DATA SECTION:
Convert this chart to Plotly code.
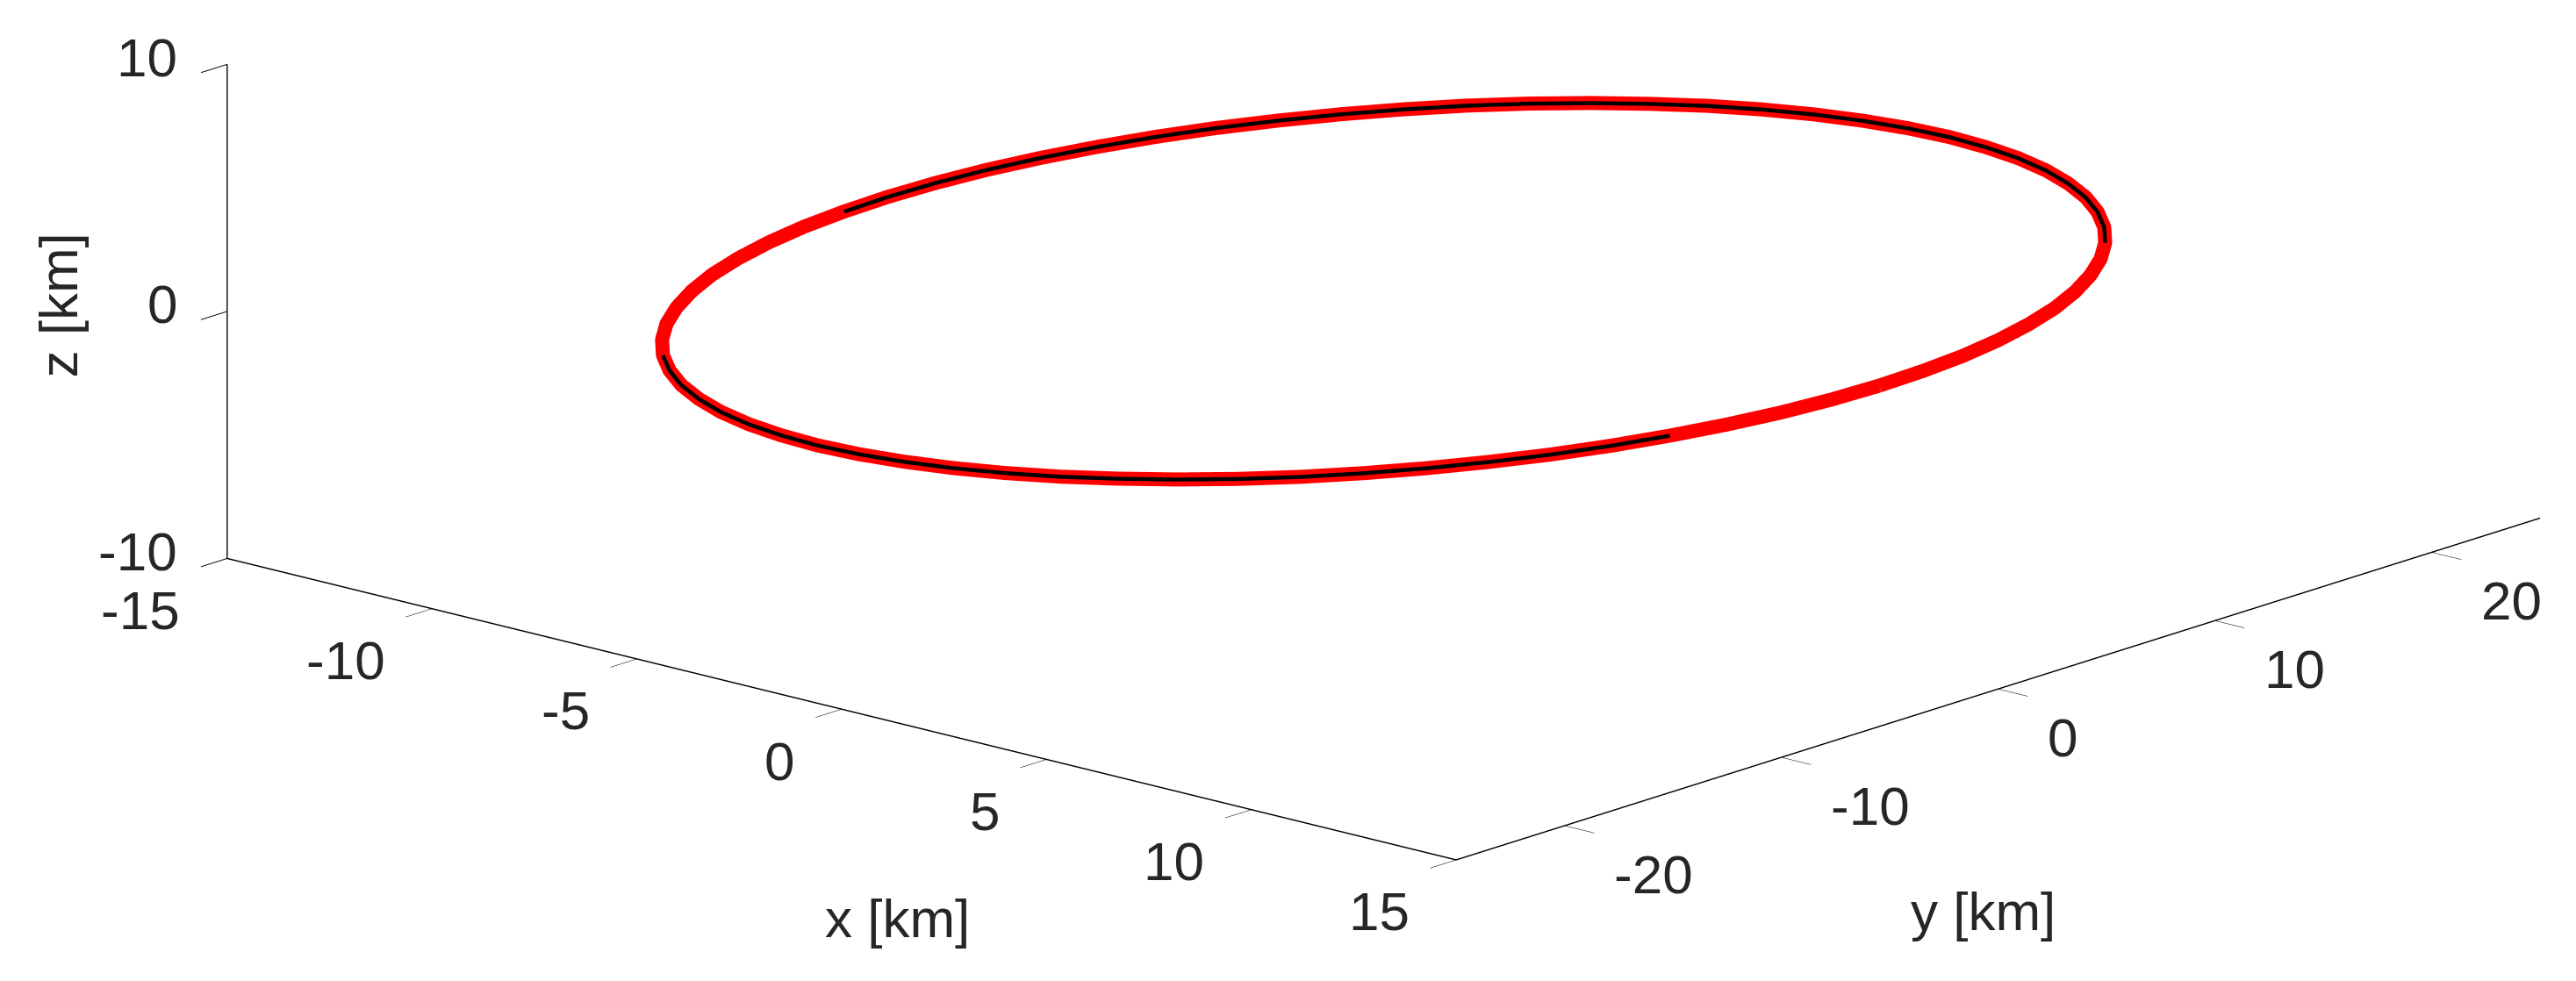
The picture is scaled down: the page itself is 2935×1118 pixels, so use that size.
import plotly.graph_objects as go

# orbit, one sample every 5 deg around the ellipse
orbit_x = [12.10, 12.05, 11.92, 11.69, 11.37, 10.97, 10.48, 9.91, 9.27, 8.56,
           7.78, 6.94, 6.05, 5.11, 4.14, 3.13, 2.10, 1.06, 0.00, -1.06,
           -2.10, -3.13, -4.14, -5.11, -6.05, -6.94, -7.78, -8.56, -9.27, -9.91,
           -10.48, -10.97, -11.37, -11.69, -11.92, -12.05, -12.10, -12.05, -11.92, -11.69,
           -11.37, -10.97, -10.48, -9.91, -9.27, -8.56, -7.78, -6.94, -6.05, -5.11,
           -4.14, -3.13, -2.10, -1.06, 0.00, 1.06, 2.10, 3.13, 4.14, 5.11,
           6.05, 6.94, 7.78, 8.56, 9.27, 9.91, 10.48, 10.97, 11.37, 11.69,
           11.92, 12.05, 12.10]
orbit_y = [0.00, 2.11, 4.20, 6.26, 8.28, 10.23, 12.10, 13.88, 15.56, 17.11,
           18.54, 19.82, 20.96, 21.93, 22.74, 23.37, 23.83, 24.11, 24.20, 24.11,
           23.83, 23.37, 22.74, 21.93, 20.96, 19.82, 18.54, 17.11, 15.56, 13.88,
           12.10, 10.23, 8.28, 6.26, 4.20, 2.11, 0.00, -2.11, -4.20, -6.26,
           -8.28, -10.23, -12.10, -13.88, -15.56, -17.11, -18.54, -19.82, -20.96, -21.93,
           -22.74, -23.37, -23.83, -24.11, -24.20, -24.11, -23.83, -23.37, -22.74, -21.93,
           -20.96, -19.82, -18.54, -17.11, -15.56, -13.88, -12.10, -10.23, -8.28, -6.26,
           -4.20, -2.11, 0.00]
orbit_z = [1.10, 1.09, 1.07, 1.04, 1.00, 0.95, 0.90, 0.84, 0.78, 0.71,
           0.63, 0.55, 0.46, 0.37, 0.28, 0.19, 0.09, 0.00, -0.10, -0.20,
           -0.29, -0.38, -0.47, -0.56, -0.64, -0.71, -0.78, -0.85, -0.91, -0.96,
           -1.00, -1.04, -1.07, -1.09, -1.10, -1.10, -1.10, -1.09, -1.07, -1.04,
           -1.00, -0.95, -0.90, -0.84, -0.78, -0.71, -0.63, -0.55, -0.46, -0.37,
           -0.28, -0.19, -0.09, 0.00, 0.10, 0.20, 0.29, 0.38, 0.47, 0.56,
           0.64, 0.71, 0.78, 0.85, 0.91, 0.96, 1.00, 1.04, 1.07, 1.09,
           1.10, 1.10, 1.10]

# stretches (sample index ranges) where the thin black track shows through
track_spans = [(9, 37), (46, 68)]

x_ticks = [-15, -10, -5, 0, 5, 10, 15]
y_ticks = [-20, -10, 0, 10, 20]
z_ticks = [-10, 0, 10]
x_range = [-15, 15]
y_range = [-25, 25]
z_range = [-10, 10]

FONT = "Liberation Sans, Arial, sans-serif"
INK = "#262626"
FS = 62

# black track is lifted a hair towards the camera so the red tube can't hide it
nudge = (0.38, -0.72, 0.35)
tx, ty, tz = [], [], []
for a, b in track_spans:
    tx += [v + nudge[0] for v in orbit_x[a:b + 1]] + [None]
    ty += [v + nudge[1] for v in orbit_y[a:b + 1]] + [None]
    tz += [v + nudge[2] for v in orbit_z[a:b + 1]] + [None]

fig = go.Figure()
fig.add_trace(go.Scatter3d(x=orbit_x, y=orbit_y, z=orbit_z, mode="lines",
                           line=dict(color="#ff0000", width=32),
                           hoverinfo="skip", showlegend=False))
fig.add_trace(go.Scatter3d(x=tx, y=ty, z=tz, mode="lines",
                           line=dict(color="#000000", width=9),
                           connectgaps=False, hoverinfo="skip", showlegend=False))


def axis(rng, ticks):
    return dict(range=rng, tickvals=ticks, showticklabels=False,
                showgrid=False, zeroline=False, showbackground=False,
                showline=True, linecolor="#000000", linewidth=3,
                ticks="outside", tickcolor="#000000", ticklen=45, tickwidth=2,
                showspikes=False, title=dict(text=""))


# tick labels as upright scene annotations (gl text gets skewed in ortho view);
# anchors sit a hair inside the box edge, exactly on it they get dropped
eps = 0.02
x_lo = x_range[0] + eps
y_lo = y_range[0] + eps
tick_font = dict(family=FONT, size=FS, color=INK)
labels = []
for t in x_ticks:
    labels.append(dict(x=t, y=y_lo, z=z_range[0], text=str(t),
                       xanchor="right", yanchor="middle", xshift=-52, yshift=-59))
for t in y_ticks:
    labels.append(dict(x=x_range[1], y=t, z=z_range[0], text=str(t),
                       xanchor="left", yanchor="middle", xshift=54, yshift=-55))
for t in z_ticks:
    labels.append(dict(x=x_lo, y=y_lo, z=t, text=str(t),
                       xanchor="right", yanchor="middle", xshift=-56, yshift=8))
for lab in labels:
    lab.update(showarrow=False, font=tick_font)

zoom = 3.34
center = (-0.0581, -0.2071, -0.4040)
eye_dir = (0.635, -0.720, 0.278)
r = 10.0  # far enough back that nothing in the box gets clipped
fig.update_layout(
    width=2935, height=1118,
    paper_bgcolor="white",
    margin=dict(l=0, r=0, t=0, b=0),
    scene=dict(
        domain=dict(x=[0, 1], y=[0, 1]),
        xaxis=axis(x_range, x_ticks),
        yaxis=axis(y_range, y_ticks),
        zaxis=axis(z_range, z_ticks),
        aspectmode="manual",
        aspectratio=dict(x=zoom, y=zoom, z=0.314 * zoom),
        camera=dict(projection=dict(type="orthographic"),
                    up=dict(x=0, y=0, z=1),
                    center=dict(x=center[0], y=center[1], z=center[2]),
                    eye=dict(x=center[0] + eye_dir[0] * r,
                             y=center[1] + eye_dir[1] * r,
                             z=center[2] + eye_dir[2] * r)),
        annotations=labels,
    ),
    annotations=[
        dict(text="x [km]", x=0.3455, y=0.0714, xref="paper", yref="paper",
             xanchor="center", yanchor="middle", showarrow=False,
             font=dict(family=FONT, size=FS, color=INK)),
        dict(text="y [km]", x=0.767, y=0.078, xref="paper", yref="paper",
             xanchor="center", yanchor="middle", showarrow=False,
             font=dict(family=FONT, size=FS, color=INK)),
        dict(text="z [km]", x=0.020, y=0.696, xref="paper", yref="paper",
             xanchor="center", yanchor="middle", textangle=-90, showarrow=False,
             font=dict(family=FONT, size=FS, color=INK)),
    ],
)

fig.write_html("out.html", config=dict(displayModeBar=False))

EXERCISE REQUIREMENTS: Word for word, quote the lines above. Omit the pictures.

ANSWER TO THE PROBLEM:
Convert this chart to Plotly code.
The picture is scaled down: the page itself is 2935×1118 pixels, so use that size.
import plotly.graph_objects as go

# orbit, one sample every 5 deg around the ellipse
orbit_x = [12.10, 12.05, 11.92, 11.69, 11.37, 10.97, 10.48, 9.91, 9.27, 8.56,
           7.78, 6.94, 6.05, 5.11, 4.14, 3.13, 2.10, 1.06, 0.00, -1.06,
           -2.10, -3.13, -4.14, -5.11, -6.05, -6.94, -7.78, -8.56, -9.27, -9.91,
           -10.48, -10.97, -11.37, -11.69, -11.92, -12.05, -12.10, -12.05, -11.92, -11.69,
           -11.37, -10.97, -10.48, -9.91, -9.27, -8.56, -7.78, -6.94, -6.05, -5.11,
           -4.14, -3.13, -2.10, -1.06, 0.00, 1.06, 2.10, 3.13, 4.14, 5.11,
           6.05, 6.94, 7.78, 8.56, 9.27, 9.91, 10.48, 10.97, 11.37, 11.69,
           11.92, 12.05, 12.10]
orbit_y = [0.00, 2.11, 4.20, 6.26, 8.28, 10.23, 12.10, 13.88, 15.56, 17.11,
           18.54, 19.82, 20.96, 21.93, 22.74, 23.37, 23.83, 24.11, 24.20, 24.11,
           23.83, 23.37, 22.74, 21.93, 20.96, 19.82, 18.54, 17.11, 15.56, 13.88,
           12.10, 10.23, 8.28, 6.26, 4.20, 2.11, 0.00, -2.11, -4.20, -6.26,
           -8.28, -10.23, -12.10, -13.88, -15.56, -17.11, -18.54, -19.82, -20.96, -21.93,
           -22.74, -23.37, -23.83, -24.11, -24.20, -24.11, -23.83, -23.37, -22.74, -21.93,
           -20.96, -19.82, -18.54, -17.11, -15.56, -13.88, -12.10, -10.23, -8.28, -6.26,
           -4.20, -2.11, 0.00]
orbit_z = [1.10, 1.09, 1.07, 1.04, 1.00, 0.95, 0.90, 0.84, 0.78, 0.71,
           0.63, 0.55, 0.46, 0.37, 0.28, 0.19, 0.09, 0.00, -0.10, -0.20,
           -0.29, -0.38, -0.47, -0.56, -0.64, -0.71, -0.78, -0.85, -0.91, -0.96,
           -1.00, -1.04, -1.07, -1.09, -1.10, -1.10, -1.10, -1.09, -1.07, -1.04,
           -1.00, -0.95, -0.90, -0.84, -0.78, -0.71, -0.63, -0.55, -0.46, -0.37,
           -0.28, -0.19, -0.09, 0.00, 0.10, 0.20, 0.29, 0.38, 0.47, 0.56,
           0.64, 0.71, 0.78, 0.85, 0.91, 0.96, 1.00, 1.04, 1.07, 1.09,
           1.10, 1.10, 1.10]

# stretches (sample index ranges) where the thin black track shows through
track_spans = [(9, 37), (46, 68)]

x_ticks = [-15, -10, -5, 0, 5, 10, 15]
y_ticks = [-20, -10, 0, 10, 20]
z_ticks = [-10, 0, 10]
x_range = [-15, 15]
y_range = [-25, 25]
z_range = [-10, 10]

FONT = "Liberation Sans, Arial, sans-serif"
INK = "#262626"
FS = 62

# black track is lifted a hair towards the camera so the red tube can't hide it
nudge = (0.38, -0.72, 0.35)
tx, ty, tz = [], [], []
for a, b in track_spans:
    tx += [v + nudge[0] for v in orbit_x[a:b + 1]] + [None]
    ty += [v + nudge[1] for v in orbit_y[a:b + 1]] + [None]
    tz += [v + nudge[2] for v in orbit_z[a:b + 1]] + [None]

fig = go.Figure()
fig.add_trace(go.Scatter3d(x=orbit_x, y=orbit_y, z=orbit_z, mode="lines",
                           line=dict(color="#ff0000", width=32),
                           hoverinfo="skip", showlegend=False))
fig.add_trace(go.Scatter3d(x=tx, y=ty, z=tz, mode="lines",
                           line=dict(color="#000000", width=9),
                           connectgaps=False, hoverinfo="skip", showlegend=False))


def axis(rng, ticks):
    return dict(range=rng, tickvals=ticks, showticklabels=False,
                showgrid=False, zeroline=False, showbackground=False,
                showline=True, linecolor="#000000", linewidth=3,
                ticks="outside", tickcolor="#000000", ticklen=45, tickwidth=2,
                showspikes=False, title=dict(text=""))


# tick labels as upright scene annotations (gl text gets skewed in ortho view);
# anchors sit a hair inside the box edge, exactly on it they get dropped
eps = 0.02
x_lo = x_range[0] + eps
y_lo = y_range[0] + eps
tick_font = dict(family=FONT, size=FS, color=INK)
labels = []
for t in x_ticks:
    labels.append(dict(x=t, y=y_lo, z=z_range[0], text=str(t),
                       xanchor="right", yanchor="middle", xshift=-52, yshift=-59))
for t in y_ticks:
    labels.append(dict(x=x_range[1], y=t, z=z_range[0], text=str(t),
                       xanchor="left", yanchor="middle", xshift=54, yshift=-55))
for t in z_ticks:
    labels.append(dict(x=x_lo, y=y_lo, z=t, text=str(t),
                       xanchor="right", yanchor="middle", xshift=-56, yshift=8))
for lab in labels:
    lab.update(showarrow=False, font=tick_font)

zoom = 3.34
center = (-0.0581, -0.2071, -0.4040)
eye_dir = (0.635, -0.720, 0.278)
r = 10.0  # far enough back that nothing in the box gets clipped
fig.update_layout(
    width=2935, height=1118,
    paper_bgcolor="white",
    margin=dict(l=0, r=0, t=0, b=0),
    scene=dict(
        domain=dict(x=[0, 1], y=[0, 1]),
        xaxis=axis(x_range, x_ticks),
        yaxis=axis(y_range, y_ticks),
        zaxis=axis(z_range, z_ticks),
        aspectmode="manual",
        aspectratio=dict(x=zoom, y=zoom, z=0.314 * zoom),
        camera=dict(projection=dict(type="orthographic"),
                    up=dict(x=0, y=0, z=1),
                    center=dict(x=center[0], y=center[1], z=center[2]),
                    eye=dict(x=center[0] + eye_dir[0] * r,
                             y=center[1] + eye_dir[1] * r,
                             z=center[2] + eye_dir[2] * r)),
        annotations=labels,
    ),
    annotations=[
        dict(text="x [km]", x=0.3455, y=0.0714, xref="paper", yref="paper",
             xanchor="center", yanchor="middle", showarrow=False,
             font=dict(family=FONT, size=FS, color=INK)),
        dict(text="y [km]", x=0.767, y=0.078, xref="paper", yref="paper",
             xanchor="center", yanchor="middle", showarrow=False,
             font=dict(family=FONT, size=FS, color=INK)),
        dict(text="z [km]", x=0.020, y=0.696, xref="paper", yref="paper",
             xanchor="center", yanchor="middle", textangle=-90, showarrow=False,
             font=dict(family=FONT, size=FS, color=INK)),
    ],
)

fig.write_html("out.html", config=dict(displayModeBar=False))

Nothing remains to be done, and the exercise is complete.